After rising impressively during the early years of Salinas's presidency, the growth rate of real GDP began to slow during the early 1990s. During 1993 the economy grew by a negligible amount, but growth rebounded to almost 4 percent during 1994, as fiscal and monetary policy were relaxed and foreign investment was bolstered by United States ratification of the North American Free Trade Agreement (NAFTA). In 1994 the commerce and services sectors accounted for 22 percent of Mexico's total GDP. Manufacturing followed at 20 percent; transport and communications at 10 percent; agriculture, forestry, and fishing at 8 percent; construction at 5 percent; mining at 2 percent; and electricity, gas, and water at 2 percent (see fig. 9). Some two-thirds of GDP in 1994 (67 percent) was spent on private consumption, 11 percent on public consumption, and 22 percent on fixed investment. During 1994 private consumption rose by 4 percent, public consumption by 2 percent, public investment by 9 percent, and private investment by 8 percent.

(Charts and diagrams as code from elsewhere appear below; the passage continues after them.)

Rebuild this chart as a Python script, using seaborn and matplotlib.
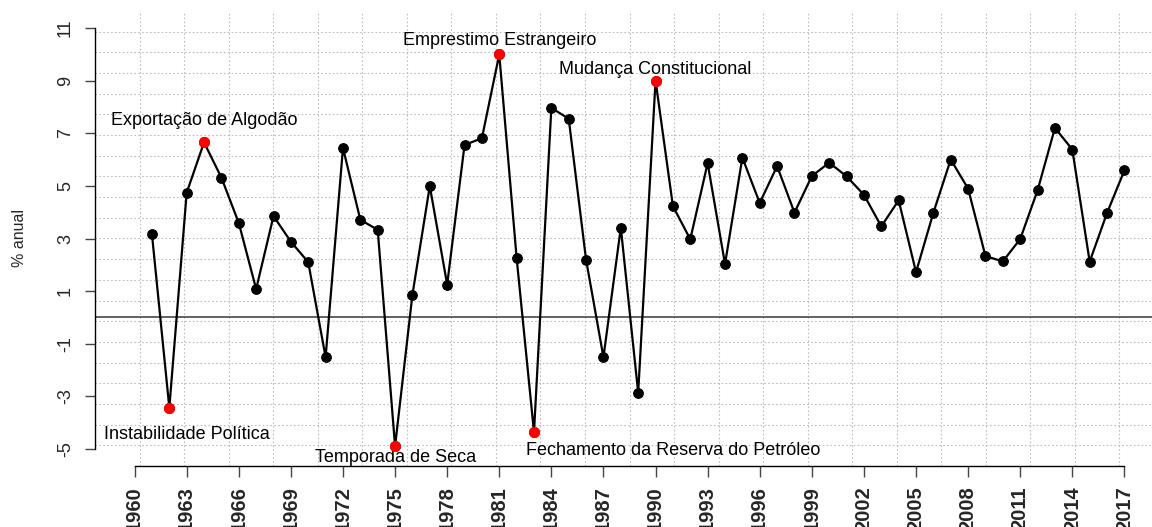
import numpy as np
import pandas as pd
import seaborn as sns
import matplotlib.pyplot as plt

# PIB growth (% anual)
years = list(range(1961, 2018))
values = [3.16, -3.43, 4.74, 6.65, 5.31, 3.59, 1.08, 3.85, 2.88, 2.10,
          -1.51, 6.44, 3.71, 3.33, -4.89, 0.87, 4.99, 1.25, 6.55, 6.81,
          9.99, 2.26, -4.36, 7.96, 7.55, 2.19, -1.51, 3.41, -2.86, 9.00,
          4.23, 2.97, 5.86, 2.03, 6.07, 4.35, 5.75, 3.98, 5.37, 5.88,
          5.36, 4.66, 3.46, 4.45, 1.72, 3.98, 6.00, 4.89, 2.33, 2.13,
          2.98, 4.83, 7.20, 6.38, 2.12, 3.97, 5.59]

event_years = [1962, 1964, 1975, 1981, 1983, 1990]
event_labels = ['Instabilidade Política', 'Exportação de Algodão',
                'Temporada de Seca', 'Emprestimo Estrangeiro',
                'Fechamento da Reserva do Petróleo', 'Mudança Constitucional']

x_ticks = list(range(1960, 2018, 3))
y_ticks = [-5, -3, -1, 1, 3, 5, 7, 9, 11]

df = pd.DataFrame({'ano': years, 'pib': values})
ev = df[df['ano'].isin(event_years)].set_index('ano').loc[event_years].reset_index()

sns.set_style('white')
plt.rcParams['font.family'] = ['Liberation Sans', 'DejaVu Sans']

fig = plt.figure(figsize=(11.52, 5.27), dpi=100)
ax = fig.add_axes([95 / 1152, 61 / 527, 1069 / 1152, 455 / 527])

xlim = (1957.72, 2019.28)
ylim = (-5.64, 11.64)
ax.set_xlim(xlim)
ax.set_ylim(ylim)

# dotted grid like R's grid()
for gx in np.linspace(xlim[0], xlim[1], 25)[1:-1]:
    ax.axvline(gx, color='#bdbdbd', lw=0.8, ls=(0, (1.5, 2)), zorder=0)
for gy in np.linspace(ylim[0], ylim[1], 23)[1:-1]:
    ax.axhline(gy, color='#bdbdbd', lw=0.8, ls=(0, (1.5, 2)), zorder=0)

ax.axhline(0, color='#555555', lw=1.3, zorder=1)

sns.lineplot(data=df, x='ano', y='pib', color='black', lw=1.6, marker='o',
             markersize=7, markeredgecolor='black', ax=ax, zorder=3)
sns.scatterplot(data=ev, x='ano', y='pib', color='red', edgecolor='red',
                s=55, ax=ax, zorder=4)

# event labels
offsets = {1962: (12.6, -22.1), 1964: (0, 12.5), 1975: (0.5, -11.0),
           1981: (0, 6.9), 1983: (100, -16.5), 1990: (-0.5, 4.6)}
for yr, lab, val in zip(ev['ano'], event_labels, ev['pib']):
    ax.annotate(lab, (yr, val), xytext=offsets[yr], textcoords='offset points',
                ha='center', va='baseline', fontsize=13, color='black')

sns.despine(ax=ax, top=True, right=True)
ax.spines['left'].set_bounds(-5, 11)
ax.spines['bottom'].set_bounds(1960, 2017)
for s in ['left', 'bottom']:
    ax.spines[s].set_color('black')
    ax.spines[s].set_linewidth(1.0)

ax.set_xticks(x_ticks, labels=[str(t) for t in x_ticks])
ax.set_yticks(y_ticks, labels=[str(t) for t in y_ticks])
ax.tick_params(axis='x', bottom=True, direction='out', length=7.7, width=1.0,
               color='#444444', pad=7, labelsize=14.5, labelrotation=90)
ax.tick_params(axis='y', left=True, direction='out', length=7.2, width=1.0,
               color='#444444', pad=8, labelsize=13)
for t in ax.get_xticklabels():
    t.set_fontweight('bold')
for t in ax.get_yticklabels():
    t.set_rotation(90)
    t.set_va('center')

ax.set_xlabel('')
ax.set_ylabel('')
fig.text(20 / 1152, 1 - 238 / 527, '% anual', rotation=90, ha='center',
         va='center', fontsize=11.5)

fig.savefig('out.png', dpi=100)
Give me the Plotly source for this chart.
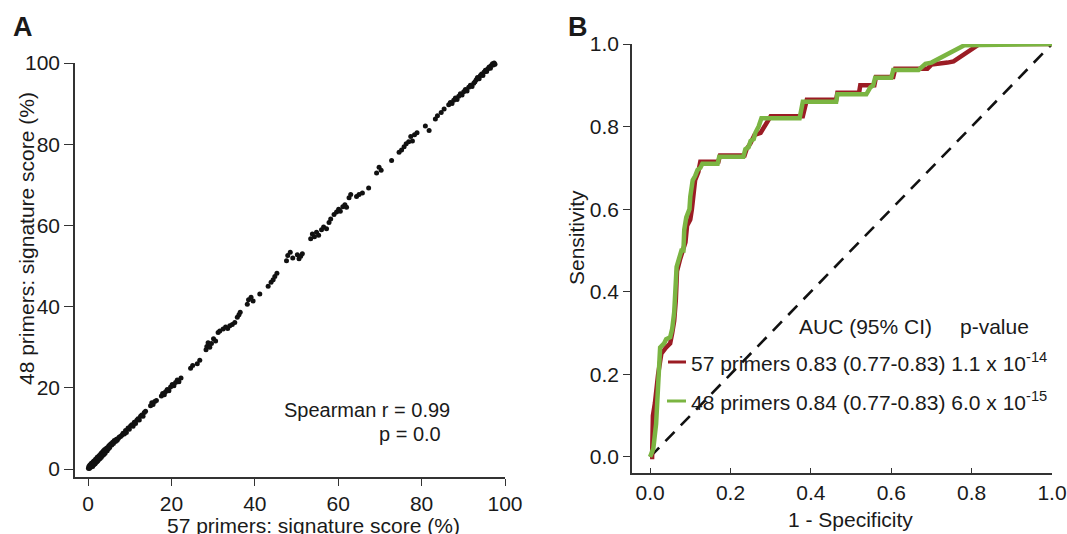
import plotly.graph_objects as go

W, H = 1067, 534

# ---------------- Panel A data: signature scores (%) ----------------
score57 = [0.1, 0.2, 0.3, 0.4, 0.5, 0.6, 0.7, 0.8, 0.9, 1.0, 1.1, 1.2, 1.3, 1.4, 1.5, 1.6, 1.7, 1.8, 1.9, 2.0,
           2.1, 2.2, 2.3, 2.4, 2.5, 2.6, 2.7, 2.8, 2.9, 3.0, 3.1, 3.2, 3.3, 3.4, 3.5, 3.6, 3.7, 3.8, 3.9, 4.0,
           4.1, 4.3, 4.4, 4.6, 4.7, 4.9, 5.0, 5.2, 5.3,
           5.5, 5.7, 5.9, 6.1, 6.3, 6.6, 6.8, 7.0, 7.3, 7.5, 7.8, 8.1, 8.4, 8.7, 9.0, 9.2,
           9.6, 9.9, 10.2, 10.5, 10.8, 11.1, 11.4, 11.7, 12.0, 12.3, 12.6, 12.9, 13.2, 13.5, 13.8,
           15.0, 15.3, 15.6, 16.0, 16.4,
           17.6, 17.9, 18.3, 18.6, 19.0, 19.4, 19.8, 20.2, 20.6, 21.0, 21.4, 21.8, 22.3,
           24.6, 25.1, 26.2, 26.8,
           28.3, 28.5, 28.8, 29.2, 29.6, 30.1, 30.6, 31.2, 31.6,
           32.4, 33.0, 33.5, 34.0, 34.6, 35.2, 35.8, 36.2, 36.5,
           38.2, 38.5, 39.1, 39.6, 41.2,
           43.2, 43.9, 44.4, 44.8, 45.3,
           47.6, 47.9, 48.5, 49.1, 50.2, 50.6, 51.0, 51.4,
           53.4, 53.8, 54.3, 54.8, 55.3, 56.0, 56.5, 57.2, 57.8, 58.2,
           59.0, 59.6, 60.1, 60.5, 61.1, 61.6, 62.0, 62.6, 63.0,
           64.4, 65.0, 65.8, 67.3,
           69.2, 69.8, 70.3, 72.8,
           74.6, 75.2, 75.8, 76.3, 76.9, 77.4, 77.8, 78.3, 78.9,
           80.9, 81.8,
           83.3, 83.8, 84.7, 85.4,
           86.5, 86.9, 87.3, 87.7, 88.1, 88.5, 88.9, 89.3, 89.7, 90.1, 90.5, 90.9, 91.3, 91.7, 92.1, 92.5, 92.8,
           93.1, 93.4, 93.8, 94.1, 94.4, 94.7, 95.0, 95.3, 95.6, 95.9, 96.2, 96.5, 96.7, 97.0, 97.2, 97.4, 97.6]
score48 = [0.2, 0.6, 0.1, 0.9, 0.4, 1.1, 0.5, 1.4, 0.7, 1.2, 0.6, 1.7, 1.0, 2.0, 1.2, 1.9, 1.3, 2.4, 1.6, 2.3,
           1.8, 2.9, 2.0, 2.7, 2.2, 3.2, 2.5, 3.4, 2.6, 3.1, 3.8, 2.9, 3.6, 4.1, 3.3, 4.0, 4.5, 3.6, 4.3, 4.8,
           3.9, 4.6, 5.1, 4.5, 5.3, 5.0, 5.7, 5.3, 6.0,
           6.2, 5.9, 6.6, 6.3, 7.0, 6.8, 7.3, 7.1, 7.6, 7.9, 8.0, 8.3, 8.8, 8.6, 9.5, 9.0,
           10.1, 9.8, 10.6, 10.9, 10.5, 11.5, 11.2, 12.0, 12.4, 12.1, 13.0, 13.3, 13.0, 13.9, 14.2,
           15.6, 16.3, 15.9, 16.6, 16.9,
           18.0, 18.6, 18.3, 19.0, 19.6, 19.3, 20.2, 20.8, 20.5, 21.3, 21.9, 21.5, 22.4,
           24.8, 25.5, 25.9, 26.8,
           29.4, 30.2, 31.1, 30.0, 30.9, 32.1, 31.5, 33.6, 34.0,
           34.5, 35.0, 34.6, 35.3, 35.6, 36.1, 37.4, 38.0, 38.6,
           40.6, 41.7, 42.3, 41.4, 43.1,
           45.0, 46.0, 46.6, 47.4, 48.2,
           51.3, 52.6, 53.4, 52.0, 52.8, 51.8, 52.4, 53.0,
           56.7, 57.9, 57.2, 58.3, 57.6, 58.9, 59.6, 59.2, 60.7, 61.6,
           62.7, 63.3, 64.0, 63.5, 64.6, 65.1, 64.5, 66.8, 67.6,
           67.1, 67.6, 68.0, 69.2,
           72.9, 74.3, 73.6, 76.0,
           78.0, 78.6, 79.4, 80.1, 80.6, 81.9, 80.8, 82.3, 82.8,
           84.5, 83.4,
           86.2, 87.0, 87.8, 88.7,
           89.7, 90.3, 90.0, 90.8, 91.4, 91.0, 91.8, 92.4, 92.1, 92.9, 93.5, 93.1, 94.0, 94.5, 94.2, 95.0, 95.4,
           95.9, 96.4, 96.1, 96.9, 97.3, 96.9, 97.8, 98.2, 97.9, 98.6, 99.0, 98.7, 99.4, 99.8, 99.5, 100.0, 99.7]

# ---------------- Panel B data: ROC curves ----------------
fpr57 = [0, 0.005, 0.007, 0.012, 0.02, 0.028, 0.04, 0.05, 0.055, 0.06, 0.064, 0.067, 0.075, 0.082, 0.088,
         0.092, 0.1, 0.104, 0.108, 0.112, 0.12, 0.125, 0.17, 0.174, 0.235, 0.24, 0.25, 0.26, 0.275, 0.285,
         0.29, 0.3, 0.38, 0.385, 0.39, 0.463, 0.466, 0.52, 0.523, 0.558, 0.562, 0.605, 0.61, 0.69, 0.7,
         0.74, 0.755, 0.82, 1.0]
tpr57 = [0, 0.0, 0.1, 0.13, 0.2, 0.25, 0.265, 0.275, 0.3, 0.33, 0.38, 0.45, 0.48, 0.5, 0.52,
         0.56, 0.575, 0.6, 0.65, 0.67, 0.69, 0.715, 0.715, 0.73, 0.73, 0.745, 0.76, 0.78, 0.785, 0.8,
         0.81, 0.825, 0.825, 0.845, 0.865, 0.865, 0.882, 0.882, 0.9, 0.9, 0.92, 0.92, 0.94, 0.94, 0.95,
         0.955, 0.958, 1.0, 1.0]
fpr48 = [0, 0.008, 0.015, 0.02, 0.025, 0.035, 0.04, 0.05, 0.055, 0.06, 0.063, 0.066, 0.072, 0.078, 0.083,
         0.085, 0.09, 0.098, 0.1, 0.106, 0.112, 0.118, 0.125, 0.13, 0.168, 0.172, 0.232, 0.237, 0.245, 0.25,
         0.258, 0.262, 0.27, 0.277, 0.372, 0.376, 0.38, 0.463, 0.466, 0.538, 0.548, 0.555, 0.56, 0.6, 0.605,
         0.668, 0.685, 0.7, 0.745, 0.782, 1.0]
tpr48 = [0, 0.02, 0.08, 0.18, 0.265, 0.275, 0.285, 0.29, 0.31, 0.35, 0.4, 0.46, 0.48, 0.5, 0.5,
         0.55, 0.58, 0.6, 0.63, 0.67, 0.68, 0.695, 0.7, 0.71, 0.71, 0.727, 0.727, 0.745, 0.75, 0.765,
         0.77, 0.785, 0.8, 0.82, 0.82, 0.845, 0.86, 0.86, 0.878, 0.878, 0.895, 0.9, 0.918, 0.918, 0.937,
         0.937, 0.952, 0.955, 0.978, 0.997, 1.0]
chance = [0, 1]

legend_rows = ["57 primers 0.83 (0.77-0.83) 1.1 x 10<sup>-14</sup>",
               "48 primers 0.84 (0.77-0.83) 6.0 x 10<sup>-15</sup>"]

RED = "#9b1c24"
GREEN = "#7bb542"
FONT = "Liberation Sans, Arial, sans-serif"
TXT = "#1a1a1a"
AX = "#333333"


def px(x):
    return x / W


def py(y):
    return 1 - y / H


fig = go.Figure()

fig.add_trace(go.Scatter(x=score57, y=score48, mode="markers", xaxis="x", yaxis="y",
                         marker=dict(color="#111111", size=5, line=dict(width=0)),
                         cliponaxis=False, showlegend=False))

fig.add_trace(go.Scatter(x=chance, y=chance, mode="lines", xaxis="x2", yaxis="y2",
                         line=dict(color="#111111", width=2.6, dash="13px,9px"),
                         cliponaxis=False, showlegend=False))
fig.add_trace(go.Scatter(x=fpr57, y=tpr57, mode="lines", xaxis="x2", yaxis="y2",
                         line=dict(color=RED, width=4.5), cliponaxis=False, showlegend=False))
fig.add_trace(go.Scatter(x=fpr48, y=tpr48, mode="lines", xaxis="x2", yaxis="y2",
                         line=dict(color=GREEN, width=4.5), cliponaxis=False, showlegend=False))

common = dict(showgrid=False, zeroline=False, showline=True, linecolor=AX, linewidth=1.6, automargin=False,
              tickcolor=AX, tickwidth=1.4, tickfont=dict(family=FONT, size=21, color=TXT))

fig.update_layout(
    template="none", showlegend=False,
    width=W, height=H, margin=dict(l=0, r=0, t=0, b=0, pad=0),
    paper_bgcolor="white", plot_bgcolor="white",
    xaxis=dict(domain=[75 / W, 505 / W], range=[-3.12, 100], anchor="y",
               tickvals=[0, 20, 40, 60, 80, 100], ticks="outside", ticklen=7, **common),
    yaxis=dict(domain=[py(477), py(63)], range=[-1.97, 100], anchor="x",
               tickvals=[0, 20, 40, 60, 80, 100], ticks="outside", ticklen=9, **common),
    xaxis2=dict(domain=[632 / W, 1052 / W], range=[-0.045, 1.0], anchor="y2",
                tickvals=[0, 0.2, 0.4, 0.6, 0.8, 1.0], ticktext=["0.0", "0.2", "0.4", "0.6", "0.8", "1.0"],
                ticks="inside", ticklen=5, **common),
    yaxis2=dict(domain=[py(473), py(44)], range=[-0.039, 1.0], anchor="x2",
                tickvals=[0, 0.2, 0.4, 0.6, 0.8, 1.0], ticktext=["0.0", "0.2", "0.4", "0.6", "0.8", "1.0"],
                ticks="outside", ticklen=7, **common),
)

ann = []


def text(x, y, s, size=21, xanchor="center", yanchor="middle", angle=0, bold=False):
    ann.append(dict(x=px(x), y=py(y), xref="paper", yref="paper", text=("<b>%s</b>" % s) if bold else s,
                    showarrow=False, xanchor=xanchor, yanchor=yanchor, textangle=angle,
                    font=dict(family=FONT, size=size, color=TXT)))


text(11, 27, "A", size=27, xanchor="left", bold=True)
text(566, 27, "B", size=27, xanchor="left", bold=True)
text(26, 239, "48 primers: signature score (%)", angle=-90)
text(313, 525, "57 primers: signature score (%)")
text(576, 238, "Sensitivity", angle=-90)
text(850, 519, "1 - Specificity")
text(452, 410, "Spearman r = 0.99", size=20, xanchor="right")
text(443, 434, "p = 0.0", size=20, xanchor="right")
text(797, 326, "AUC (95% CI)", xanchor="left")
text(958, 326, "p-value", xanchor="left")
text(689, 362, legend_rows[0], xanchor="left")
text(689, 401, legend_rows[1], xanchor="left")
fig.update_layout(annotations=ann)

fig.add_shape(type="line", xref="paper", yref="paper", x0=px(668), x1=px(686), y0=py(362), y1=py(362),
              line=dict(color=RED, width=3))
fig.add_shape(type="line", xref="paper", yref="paper", x0=px(667), x1=px(686), y0=py(401), y1=py(401),
              line=dict(color=GREEN, width=3))

fig.write_html("out.html", config={"displayModeBar": False},
               post_script="document.body.style.margin='0';document.body.style.overflow='hidden';"
                           "document.documentElement.style.overflow='hidden';")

However, the collapse of the new peso in December 1994 and the ensuing economic crisis caused the economy to contract by an estimated 7 percent during 1995. Investment and consumption both fell sharply, the latter by some 10 percent. Agriculture, livestock, and fishing contracted by 4 percent; mining by 1 percent; manufacturing by 6 percent; construction by 22 percent; and transport, storage, and communications by 2 percent. The only sector to register positive growth was utilities, which expanded by 3 percent.
By 1996 Mexican government and independent analysts saw signs that the country had begun to emerge from its economic recession. The economy contracted by a modest 1 percent during the first quarter of 1996. The Mexican government reported strong growth of 7 percent for the second quarter, and the Union Bank of Switzerland forecast economic growth of 4 percent for all of 1996.